Beasley’s Farm and Home Weekly, Charlotte, N.C., July 31, 1941
Dr. Lingle, late president of Davidson College, published an
article in the current issue of the Christian Observer, giving documentary
accounts of suffering in the South just after the Civil War. There was a
philanthropic couple in New York who undertook to aid to the extent of their
ability people all over the South who were in dire need. This did not apply to
the colored people who were the proteges of the Federal government. They were
the white people, poor before the war, but left like Scarlet O’Hara, on the
land with nothing to eat. Letter after letter is given from Southern people,
merchants or others of known probity, who told of such lack of food that in
some cases amounted to starvation.
Well, we must have the hardships of war, even before we have
actual war. In some of the countries which have had or now have war, people are
begging for bread. And right here in our own beloved land we are threatened
with a shortage of silk stockings. Of course people do not eat silk stockings.

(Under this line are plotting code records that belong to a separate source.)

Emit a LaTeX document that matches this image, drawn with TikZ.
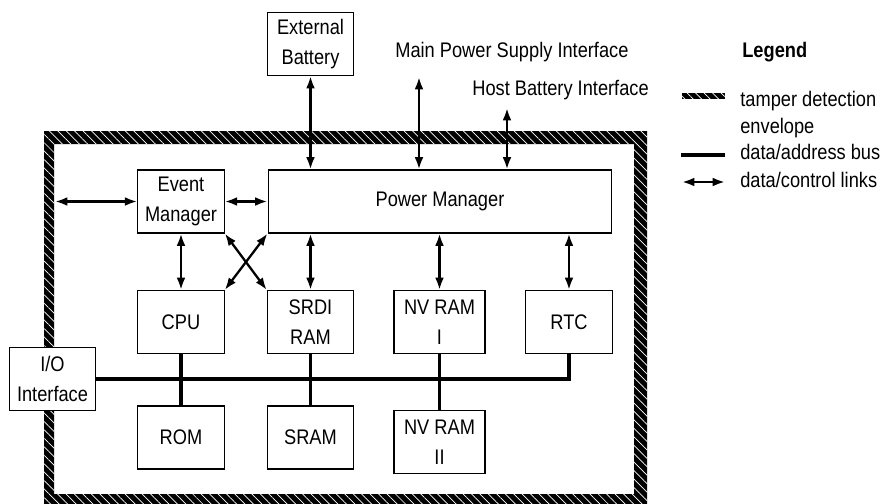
\documentclass[tikz,border=0pt]{standalone}
\usepackage{fontspec}
\setmainfont{Liberation Sans}[FakeStretch=0.865]
\usetikzlibrary{arrows.meta,patterns.meta}

\begin{document}
\begin{tikzpicture}[x=0.02cm,y=-0.02cm,
        font=\fontsize{12}{17}\selectfont,
        unit/.style={draw, line width=.6pt, fill=white, minimum width=1.73cm, minimum height=1.26cm, align=center, inner sep=0pt},
        label/.style={anchor=base west, inner sep=0pt},
        link/.style={line width=1.3pt, {Latex[length=7pt,width=5pt]}-{Latex[length=7pt,width=5pt]}},
        bus/.style={line width=2.2pt},
        envhatch/.style={pattern={Lines[angle=-45,distance=3.4pt,line width=.4pt]}, pattern color=white}]
        \useasboundingbox (0,0) rectangle (880,504);
        %tamper detection envelope
        \fill[black, even odd rule] (44,131) rectangle (647,504) (54,144) rectangle (634,494);
        \fill[envhatch, even odd rule] (44,131) rectangle (647,504) (54,144) rectangle (634,494);
        %units
        \node[unit] (extbat) at (310.5,44) {External\\Battery};
        \node[unit] (em) at (181,201.5) {Event\\Manager};
        \node[unit, minimum width=6.88cm] (pm) at (440,201.5) {Power Manager};
        \node[unit] (cpu) at (181,322) {CPU};
        \node[unit] (srdi) at (310.5,322) {SRDI\\RAM};
        \node[unit, minimum width=1.82cm] (nvone) at (439.5,322) {NV RAM\\I};
        \node[unit] (rtc) at (569,322) {RTC};
        \node[unit] (io) at (52.5,379) {I/O\\Interface};
        \node[unit] (rom) at (181,437.5) {ROM};
        \node[unit] (sram) at (310.5,437.5) {SRAM};
        \node[unit, minimum width=1.82cm] (nvtwo) at (439.5,442) {NV RAM\\II};
        %interfaces
        \node[label] (mainps) at (395,57) {Main Power Supply Interface};
        \node[label] (hostbat) at (472,95) {Host Battery Interface};
        \coordinate (mainend) at (419,77);
        \coordinate (hostend) at (507,108);
        \coordinate (envport) at (55,201.5);
        %data/control links
        \draw[link] (extbat.south) -- (extbat.south |- pm.north);
        \draw[link] (mainend) -- (mainend |- pm.north);
        \draw[link] (hostend) -- (hostend |- pm.north);
        \draw[link] (envport) -- (em.west);
        \draw[link] (em.east) -- (pm.west);
        \draw[link] (em.south) -- (cpu.north);
        \draw[link] (em.south east) -- (srdi.north west);
        \draw[link] (pm.south west) -- (cpu.north east);
        \draw[link] (srdi.north) -- (srdi.north |- pm.south);
        \draw[link] (nvone.north) -- (nvone.north |- pm.south);
        \draw[link] (rtc.north) -- (rtc.north |- pm.south);
        %data/address bus
        \draw[bus] (io.east) -- (rtc.south |- io.east) -- (rtc.south);
        \draw[bus] (cpu.south) -- (rom.north);
        \draw[bus] (srdi.south) -- (sram.north);
        \draw[bus] (nvone.south) -- (nvtwo.north);
        %legend
        \node[label, font=\fontsize{12}{17}\selectfont\bfseries] (legend) at (742,57) {Legend};
        \fill[black] (682,93) rectangle (725,99);
        \fill[envhatch] (682,93) rectangle (725,99);
        \node[label] (ltamper) at (740,106) {tamper detection};
        \node[label] (lenv) at (740,133) {envelope};
        \node[label] (lbus) at (740,159) {data/address bus};
        \node[label] (llink) at (740,187) {data/control links};
        \coordinate (busa) at (681,155);
        \coordinate (busb) at (725,155);
        \coordinate (linka) at (682,182);
        \coordinate (linkb) at (725,182);
        \draw[bus] (busa) -- (busb);
        \draw[link] (linka) -- (linkb);
    \end{tikzpicture}
\end{document}
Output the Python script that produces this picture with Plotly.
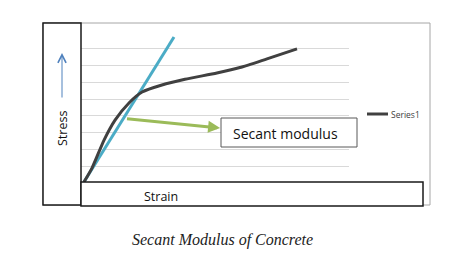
import plotly.graph_objects as go

# Stress-strain curve (arbitrary units)
strain = [0.11, 0.41, 0.86, 1.27, 1.79, 2.28, 3.02, 3.88, 5.07, 5.93, 6.94, 8.06]
stress = [0.06, 0.89, 2.56, 3.75, 4.77, 5.42, 5.84, 6.18, 6.56, 6.88, 7.40, 7.99]

# Secant modulus line
secant_x = [0.11, 3.47]
secant_y = [0.06, 8.70]

# Green pointer arrow (tail -> head)
pointer_tail = (1.66, 3.84)
pointer_head = (5.19, 3.28)

series_name = "Series1"
label_text = "Secant modulus"
xlabel = "Strain"
ylabel = "Stress"
caption = "Secant Modulus of Concrete"

W, H = 474, 257
L, R, T, B = 81, 349, 32, 183   # plot area in pixels


def px(x):
    return (x - L) / (R - L)


def py(y):
    return (B - y) / (B - T)


fig = go.Figure()
fig.add_trace(go.Scatter(
    x=secant_x, y=secant_y, mode="lines",
    line=dict(color="#4bacc6", width=3), showlegend=False, hoverinfo="skip"))
fig.add_trace(go.Scatter(
    x=strain, y=stress, mode="lines", name=series_name,
    line=dict(color="#404040", width=3, shape="spline", smoothing=0.6),
    showlegend=False, hoverinfo="skip"))

shapes = [
    # outer chart border
    dict(type="rect", xref="paper", yref="paper", x0=px(43), x1=px(430), y0=py(205), y1=py(23),
         line=dict(color="#a6a6a6", width=1), fillcolor="rgba(0,0,0,0)", layer="below"),
    # Stress box
    dict(type="rect", xref="paper", yref="paper", x0=px(43), x1=px(81), y0=py(205), y1=py(23),
         line=dict(color="#1a1a1a", width=1.5), fillcolor="white"),
    # Strain box
    dict(type="rect", xref="paper", yref="paper", x0=px(81), x1=px(423), y0=py(206), y1=py(182),
         line=dict(color="#1a1a1a", width=1.5), fillcolor="white"),
    # Secant modulus label box
    dict(type="rect", xref="paper", yref="paper", x0=px(221), x1=px(357), y0=py(147), y1=py(118),
         line=dict(color="#595959", width=1), fillcolor="white"),
    # legend swatch for Series1
    dict(type="line", xref="paper", yref="paper", x0=px(367), x1=px(388), y0=py(114), y1=py(114),
         line=dict(color="#404040", width=3)),
]

annotations = [
    dict(x=pointer_head[0], y=pointer_head[1], xref="x", yref="y",
         ax=pointer_tail[0], ay=pointer_tail[1], axref="x", ayref="y",
         text="", showarrow=True, arrowhead=2, arrowsize=0.8, arrowwidth=3,
         arrowcolor="#9bbb59"),
    dict(x=px(231), y=py(133), xref="paper", yref="paper", text=label_text,
         showarrow=False, xanchor="left", yanchor="middle",
         font=dict(family="Open Sans", size=14, color="#111111")),
    dict(x=px(161), y=py(196), xref="paper", yref="paper", text=xlabel,
         showarrow=False, xanchor="center", yanchor="middle",
         font=dict(family="Open Sans", size=12.5, color="#111111")),
    dict(x=px(62), y=py(129), xref="paper", yref="paper", text=ylabel, textangle=-90,
         showarrow=False, xanchor="center", yanchor="middle",
         font=dict(family="Open Sans", size=12.5, color="#111111")),
    # up arrow next to Stress
    dict(x=px(62), y=py(53), xref="paper", yref="paper", ax=0, ay=46,
         text="", showarrow=True, arrowhead=5, arrowsize=1.6, arrowwidth=1,
         arrowcolor="#4f81bd"),
    # legend text
    dict(x=px(389), y=py(114), xref="paper", yref="paper", text=series_name,
         showarrow=False, xanchor="left", yanchor="middle",
         font=dict(family="Open Sans", size=8.5, color="#404040")),
    dict(x=px(222), y=py(240), xref="paper", yref="paper", text=caption,
         showarrow=False, xanchor="center", yanchor="middle",
         font=dict(family="Liberation Serif", size=16, color="#222222", style="italic")),
]

fig.update_layout(
    width=W, height=H,
    margin=dict(l=L, r=W - R, t=T, b=H - B, pad=0),
    paper_bgcolor="white", plot_bgcolor="white",
    shapes=shapes, annotations=annotations,
    showlegend=False,
    hovermode=False,
)
fig.update_xaxes(range=[0, 10], showgrid=False, zeroline=False, showticklabels=False,
                 ticks="", showline=False, fixedrange=True)
fig.update_yaxes(range=[0, 9], dtick=1, tick0=0, showgrid=True, gridcolor="#d9d9d9", gridwidth=1,
                 zeroline=False, showticklabels=False, ticks="", showline=False, fixedrange=True)

fig.write_html("out.html", config={"displayModeBar": False, "staticPlot": True})
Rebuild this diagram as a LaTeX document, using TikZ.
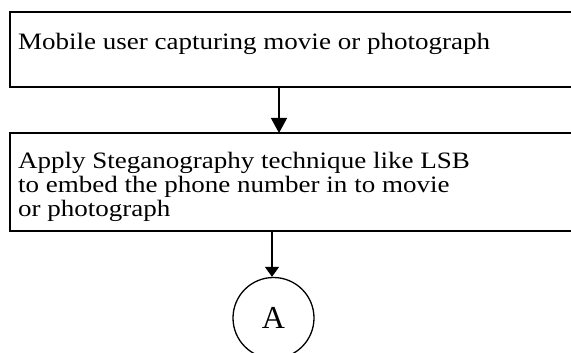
\documentclass[tikz,border=0pt]{standalone}
\usepackage{fontspec}
\setmainfont{Liberation Serif}
\newfontfamily\widefont[FakeStretch=1.15]{Liberation Serif}
\usetikzlibrary{arrows.meta}
\begin{document}
\begin{tikzpicture}[x=1pt,y=-1pt,
  box/.style={draw, line width=1.3pt, anchor=north west, inner xsep=8pt, outer sep=0pt, font=\widefont\fontsize{23.5}{24}\selectfont},
  conn/.style={line width=1.3pt, -{Triangle[width=16pt,length=15pt]}},
  connb/.style={line width=1.3pt, -{Triangle[width=14pt,length=10pt]}},
  circ/.style={draw, circle, line width=1.3pt, minimum size=81pt, inner sep=0pt, font=\fontsize{32}{32}\selectfont}]
\useasboundingbox (0,0) rectangle (571,353);
\node[box, inner ysep=20.8pt] (b1) at (10,12) {\parbox[c][33.4pt][t]{548pt}{Mobile user capturing movie or photograph}};
\node[box, inner ysep=18.8pt] (b2) at (10,133) {\parbox[c][60.4pt][t]{548pt}{Apply Steganography technique like LSB\\to embed the phone number in to movie\\or photograph}};
\node[circ] (c) at (273.5,318) {A};
\coordinate (x1) at (279,0);
\coordinate (x2) at (272,0);
\draw[conn] (b1.south -| x1) -- (b2.north -| x1);
\draw[connb] (b2.south -| x2) -- (c.north -| x2);
\end{tikzpicture}
\end{document}
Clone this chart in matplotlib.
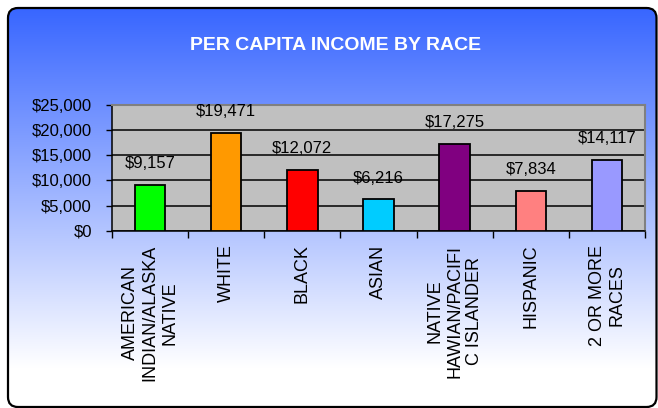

But Shylock said, “You take my life when you do take the means whereby to
live.” And that being so, people in America who might find life unbearable
without silk stockings may face the stern necessity of shuffling off this
mortal coil.
Of course the soldiers of Washington at Valley Forge had no
silk stockings. Many of them had no stockings at all and a good many of them
had no shoes. But times are different now. What were then unheard of luxuries
are now necessities. The government may find it necessary, in warding off the
attempt of Japan to stab freedom and democracy in the east while Hitler is
murdering it in the west, to forbid the shipment of silk from Japan to this
country. That means no silk stockings, for all the silk that we can get will
have to go into parachutes to save the lives of men who find it necessary to
jump from death in the air. You can’t make parachutes out of cotton. Can you
make stockings of cotton? No, not silk stockings, and who would scratch his or
her legs with cotton or wool socks? Therefore, the people representing the silk
stocking manufacturers will endeavor to show the government what a suicidal
policy it would be to prohibit the importation of silk from Japan. And we do
not yet know how large and powerful a silk stocking block may arise and exert
its pressure upon the government.
Freedom and democracy are nice, if they do not cost
anything. But when the necessities of life must be given up in their behalf,
that is something to talk about. Would America give up silk stockings for
freedom? Would America give up anything for freedom?